Written problem –
The lines from the top of the material below through the line containing "bg.axis('off')" are to be printed exactly, with pictures omitted.

Data provided –
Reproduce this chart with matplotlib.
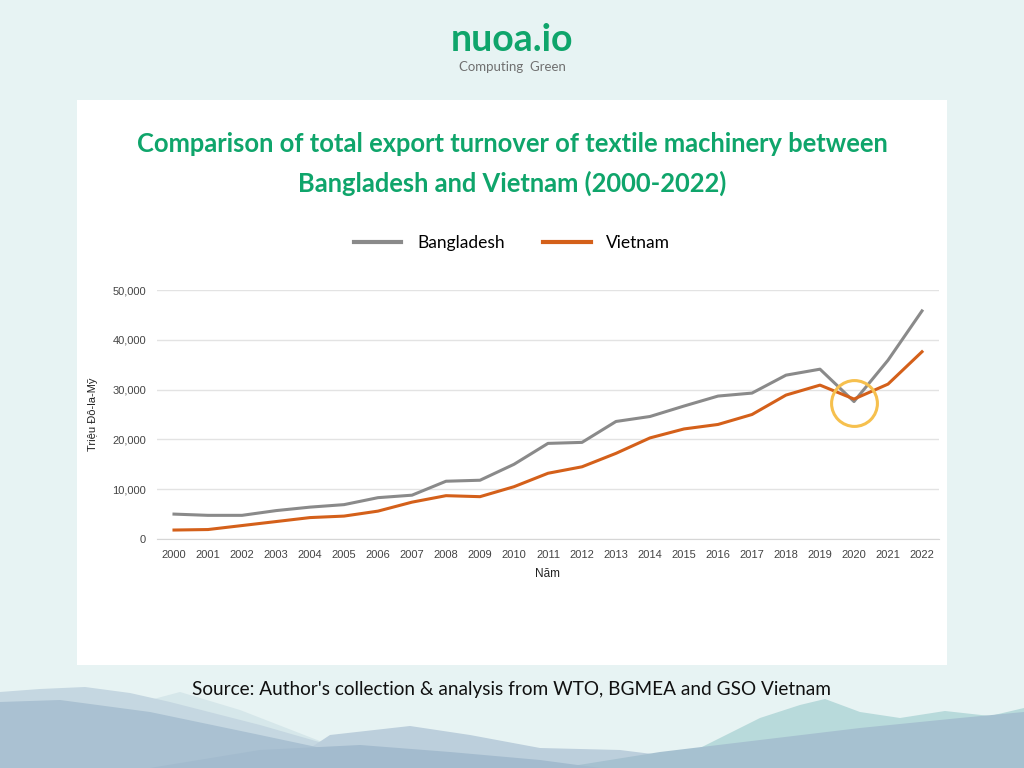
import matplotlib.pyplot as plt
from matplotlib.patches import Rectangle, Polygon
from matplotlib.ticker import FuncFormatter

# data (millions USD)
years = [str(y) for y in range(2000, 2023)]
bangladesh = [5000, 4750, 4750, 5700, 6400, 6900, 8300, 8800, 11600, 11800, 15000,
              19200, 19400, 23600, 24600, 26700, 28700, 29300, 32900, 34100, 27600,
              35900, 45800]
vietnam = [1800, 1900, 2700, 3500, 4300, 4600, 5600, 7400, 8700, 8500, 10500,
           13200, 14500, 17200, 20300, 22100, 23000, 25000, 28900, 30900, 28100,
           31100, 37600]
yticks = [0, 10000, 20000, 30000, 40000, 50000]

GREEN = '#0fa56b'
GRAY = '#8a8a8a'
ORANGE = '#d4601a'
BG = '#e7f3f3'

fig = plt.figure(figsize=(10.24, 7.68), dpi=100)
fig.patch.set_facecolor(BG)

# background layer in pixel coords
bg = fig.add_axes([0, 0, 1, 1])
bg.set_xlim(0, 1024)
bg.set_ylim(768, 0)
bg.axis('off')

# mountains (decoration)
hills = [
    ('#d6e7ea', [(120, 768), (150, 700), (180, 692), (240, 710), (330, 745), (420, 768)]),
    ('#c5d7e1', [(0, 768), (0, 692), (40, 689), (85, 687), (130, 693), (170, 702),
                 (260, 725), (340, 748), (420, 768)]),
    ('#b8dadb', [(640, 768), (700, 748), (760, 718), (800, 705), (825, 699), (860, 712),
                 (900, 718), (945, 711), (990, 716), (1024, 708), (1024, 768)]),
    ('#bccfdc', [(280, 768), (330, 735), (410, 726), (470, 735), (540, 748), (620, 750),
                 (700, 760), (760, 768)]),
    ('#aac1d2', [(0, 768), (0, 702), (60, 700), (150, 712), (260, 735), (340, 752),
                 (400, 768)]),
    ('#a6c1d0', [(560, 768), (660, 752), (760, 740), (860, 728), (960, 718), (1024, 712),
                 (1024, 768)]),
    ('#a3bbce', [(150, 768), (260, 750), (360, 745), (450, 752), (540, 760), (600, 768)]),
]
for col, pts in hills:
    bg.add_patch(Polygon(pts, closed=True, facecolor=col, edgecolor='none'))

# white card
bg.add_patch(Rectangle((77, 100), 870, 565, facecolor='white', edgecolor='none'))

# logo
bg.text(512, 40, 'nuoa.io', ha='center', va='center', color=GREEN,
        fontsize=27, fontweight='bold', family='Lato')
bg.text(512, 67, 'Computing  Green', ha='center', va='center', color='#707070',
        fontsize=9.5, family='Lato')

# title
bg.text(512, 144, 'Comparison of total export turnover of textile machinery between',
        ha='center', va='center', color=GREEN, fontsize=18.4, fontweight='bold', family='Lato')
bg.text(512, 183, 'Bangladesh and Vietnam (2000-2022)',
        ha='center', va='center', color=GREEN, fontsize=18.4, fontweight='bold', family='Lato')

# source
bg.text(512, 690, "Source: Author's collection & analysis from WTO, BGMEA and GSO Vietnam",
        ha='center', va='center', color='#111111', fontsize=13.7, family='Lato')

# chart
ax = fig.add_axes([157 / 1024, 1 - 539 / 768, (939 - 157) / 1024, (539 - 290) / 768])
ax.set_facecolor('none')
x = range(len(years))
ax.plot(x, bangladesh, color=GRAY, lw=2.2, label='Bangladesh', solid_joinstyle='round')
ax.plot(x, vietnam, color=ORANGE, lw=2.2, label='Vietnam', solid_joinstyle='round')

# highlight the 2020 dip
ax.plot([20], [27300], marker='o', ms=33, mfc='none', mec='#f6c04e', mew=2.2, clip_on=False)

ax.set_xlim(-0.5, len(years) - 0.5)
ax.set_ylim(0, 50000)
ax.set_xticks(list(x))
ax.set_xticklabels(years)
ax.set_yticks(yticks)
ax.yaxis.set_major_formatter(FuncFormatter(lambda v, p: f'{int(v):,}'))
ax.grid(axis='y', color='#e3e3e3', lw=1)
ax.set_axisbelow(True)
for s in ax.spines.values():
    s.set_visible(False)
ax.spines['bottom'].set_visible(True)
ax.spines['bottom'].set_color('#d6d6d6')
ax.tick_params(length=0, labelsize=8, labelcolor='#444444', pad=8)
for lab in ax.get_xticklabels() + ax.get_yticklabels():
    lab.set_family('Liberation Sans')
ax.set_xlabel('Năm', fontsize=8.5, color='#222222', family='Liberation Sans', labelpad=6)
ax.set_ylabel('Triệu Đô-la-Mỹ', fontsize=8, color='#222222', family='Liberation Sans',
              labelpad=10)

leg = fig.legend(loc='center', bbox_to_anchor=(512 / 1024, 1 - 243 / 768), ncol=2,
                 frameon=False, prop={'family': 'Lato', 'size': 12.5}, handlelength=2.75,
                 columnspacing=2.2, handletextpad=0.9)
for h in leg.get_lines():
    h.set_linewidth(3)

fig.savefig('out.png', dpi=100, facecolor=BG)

Answer for the task –
Reproduce this chart with matplotlib.
import matplotlib.pyplot as plt
from matplotlib.patches import Rectangle, Polygon
from matplotlib.ticker import FuncFormatter

# data (millions USD)
years = [str(y) for y in range(2000, 2023)]
bangladesh = [5000, 4750, 4750, 5700, 6400, 6900, 8300, 8800, 11600, 11800, 15000,
              19200, 19400, 23600, 24600, 26700, 28700, 29300, 32900, 34100, 27600,
              35900, 45800]
vietnam = [1800, 1900, 2700, 3500, 4300, 4600, 5600, 7400, 8700, 8500, 10500,
           13200, 14500, 17200, 20300, 22100, 23000, 25000, 28900, 30900, 28100,
           31100, 37600]
yticks = [0, 10000, 20000, 30000, 40000, 50000]

GREEN = '#0fa56b'
GRAY = '#8a8a8a'
ORANGE = '#d4601a'
BG = '#e7f3f3'

fig = plt.figure(figsize=(10.24, 7.68), dpi=100)
fig.patch.set_facecolor(BG)

# background layer in pixel coords
bg = fig.add_axes([0, 0, 1, 1])
bg.set_xlim(0, 1024)
bg.set_ylim(768, 0)
bg.axis('off')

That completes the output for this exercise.